A few hands went up. Hoping to foster a casual atmosphere, I had asked them to speak without raising their hands. Old habits die hard.

"Skinny!" one says.

"Pretty!"

Okay, I thought. And then: "Nice!"

"What do you mean, nice?" I asked, looking up from my notebook.

"She always has friends."

"She never gets in fights."

"Everybody loves her."

So began my understanding of girls' everyday aggression.

"Okay," I said, stalling to think. "So if one of your friends has done something to bug you or make you mad, or sad, do you tell her about it?"

"No!" came a chorus.

"Why?" I asked.

Silence. I waited.

A girl in the corner took a breath. "Because then it's going to cause a big thing."

"What's 'a big thing'?"

"There's going to be a big fight about it," someone else explained.

"Everyone's going to get involved. It's not worth losing your friendship over something small."

"People make stuff up."

"What if," I asked, "you were just telling someone how you felt, because
you
felt bad? You know, to make yourself—your friendship—feel a little better?"

"Then you might hurt her feelings," one said. Nods. Locking eyes.

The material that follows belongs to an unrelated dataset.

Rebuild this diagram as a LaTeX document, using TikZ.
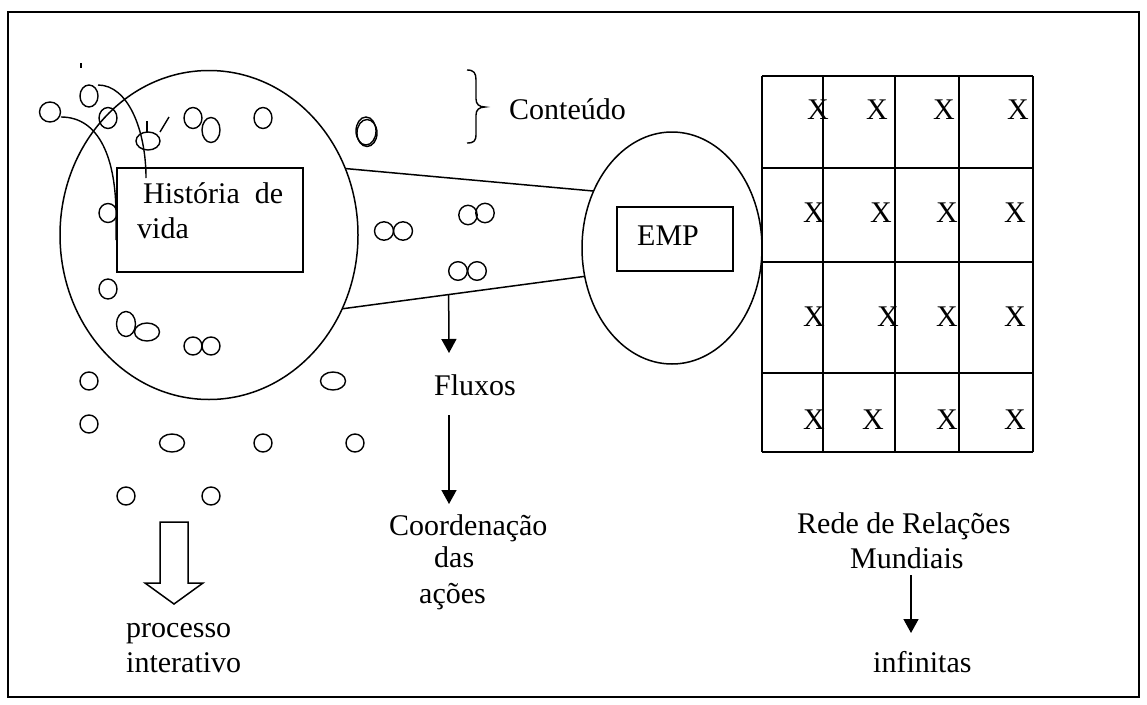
\documentclass[tikz,border=0pt]{standalone}
\usepackage{fontspec}
\setmainfont{Liberation Serif}
\usetikzlibrary{arrows.meta,shapes.geometric,calc}
\begin{document}
\begin{tikzpicture}[x=1pt,y=-1pt,
  txt/.style={anchor=base west,inner sep=0pt,font=\fontsize{30}{34}\selectfont},
  ln/.style={line width=1.5pt},
  blob/.style={line width=1.4pt},
  arr/.style={line width=1.5pt,-{Triangle[width=15pt,length=14pt]}},
  shapebox/.style={draw,ln,inner sep=0pt,outer sep=0pt},
]
\useasboundingbox (0,0) rectangle (1147,704);
\draw[line width=1.8pt] (8,12) rectangle (1139,697);

% big ellipse and life-history box
\node[shapebox,ellipse,minimum width=298pt,minimum height=329pt] (big) at (209,235) {};
\node[shapebox,rectangle,minimum width=186pt,minimum height=104pt] (hist) at (210,220) {};
\node[txt] (h1) at (143,203) {História\hspace{15pt}de};
\node[txt] (h2) at (137,238) {vida};

% EMP ellipse and box
\node[shapebox,ellipse,minimum width=180pt,minimum height=232pt] (emp) at (672,248) {};
\node[shapebox,rectangle,minimum width=116pt,minimum height=64pt] (empbox) at (675,239) {};
\node[txt] (empt) at (637,245) {EMP};

% connecting lines
\draw[ln] (big.26) -- (emp.144.5);
\draw[ln] (big.-29.5) -- (emp.198.4);

% Fluxos chain
\coordinate (f0) at ($(big.-29.5)!0.439!(emp.198.4)$);
\coordinate (f1) at (449,353);
\coordinate (f2) at (449,415);
\coordinate (f3) at (449,504);
\node[txt] (flux) at (434,395) {Fluxos};
\draw[arr] (f0) -- (f1);
\draw[arr] (f2) -- (f3);
\node[txt] (c1) at (389,535) {Coordenação};
\node[txt] (c2) at (434,567) {das};
\node[txt] (c3) at (419,603) {ações};

% brace and Conteudo
\draw[line width=1.4pt] (467,70) .. controls (474,70) and (476,73) .. (476,80) -- (476,99)
  .. controls (476,104) and (479,107) .. (485,107)
  .. controls (479,107) and (476,110) .. (476,115) -- (476,134)
  .. controls (476,141) and (474,143) .. (467,143);
\node[txt] (cont) at (509,119) {Conteúdo};

% grid
\foreach \yy in {76,168,262,373,452} \draw[ln] (762,\yy) -- (1033,\yy);
\foreach \xx in {762,823,895,959,1033} \draw[ln] (\xx,76) -- (\xx,452);
\node[txt] (x11) at (807,119) {X};
\node[txt] (x12) at (866,119) {X};
\node[txt] (x13) at (933,119) {X};
\node[txt] (x14) at (1007,119) {X};
\node[txt] (x21) at (803,222) {X};
\node[txt] (x22) at (870,222) {X};
\node[txt] (x23) at (936,222) {X};
\node[txt] (x24) at (1004,222) {X};
\node[txt] (x31) at (803,326) {X};
\node[txt] (x32) at (877,326) {X};
\node[txt] (x33) at (936,326) {X};
\node[txt] (x34) at (1004,326) {X};
\node[txt] (x41) at (803,429) {X};
\node[txt] (x42) at (862,429) {X};
\node[txt] (x43) at (936,429) {X};
\node[txt] (x44) at (1004,429) {X};

% Rede de Relacoes
\node[txt] (rede) at (797,533) {Rede de Relações};
\node[txt] (mund) at (850,568) {Mundiais};
\coordinate (r0) at (911,575);
\coordinate (r1) at (911,633);
\draw[arr] (r0) -- (r1);
\node[txt] (inf) at (873,672) {infinitas};

% hollow arrow and processo interativo
\draw[ln,line join=miter] (160,522) -- (188,522) -- (188,583) -- (203,583) -- (174,604) -- (145,583) -- (160,583) -- cycle;
\node[txt] (proc) at (126,637) {processo};
\node[txt] (inter) at (126,672) {interativo};

% small blobs
\foreach \cx/\cy/\rx/\ry in {50/112/10.5/10, 89/96/9/11, 108/118/9/10.5, 148/141/12/9,
  193/118/9/10.5, 211/130/9/12.5, 263/118/9/10.5, 366/131/10/14, 367/133/10/13.5,
  384/231/9.5/9.2, 403/231/9.5/9.2, 468/215/9.2/9.7, 485/213/9.2/9.7,
  458/271/9.3/9.3, 477/271/9.3/9.3, 108/213/9/9.5, 108/289/9/10, 126/324/9.5/12.5,
  147/332/12.5/9, 193/346/9/9, 211/346/9/9, 89/381/9/9, 333/381/12.5/9, 89/424/9/9,
  172/443/12.5/9, 263/443/9/9, 355/443/9/9, 126/496/9/9, 211/496/9/9}
  \draw[blob] (\cx,\cy) ellipse [x radius=\rx pt, y radius=\ry pt];

% curves and ticks
\draw[blob] (61,117) .. controls (100,117) and (116,160) .. (116,215) -- (116,240);
\draw[blob] (98,85) .. controls (128,85) and (146,130) .. (146,178);
\draw[blob] (147,121) -- (147,133);
\draw[blob] (169,117) -- (160,132);
\draw[line width=1.2pt] (81,63) -- (81,68);
\end{tikzpicture}
\end{document}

"Can you tell someone the truth and not be mean?" I asked.

"The truth hurts," a girl in the corner said quietly. "That's why I lie."

 

When I set out to write this book, I sought the stories of women and girls who had been targets or aggressors of severe episodes of bullying. Following the received wisdom of scholars and teachers, I conceived of alternative aggressions as behaviors found outside girls' "normal" social structure. When I met with my first groups of girls, I was broadsided with stories of everyday conflict that bore a striking resemblance to their descriptions of bullying.

Girls don't have to bully, at least as far as we have understood the word, to alienate and injure their peers. In fact, the word
bullying girl
couldn't be more wrong in describing what some girls do to hurt one another. The day-to-day aggression that persists among girls, a dark underside of their social universe, remains to be charted and explored. We have no real language for it.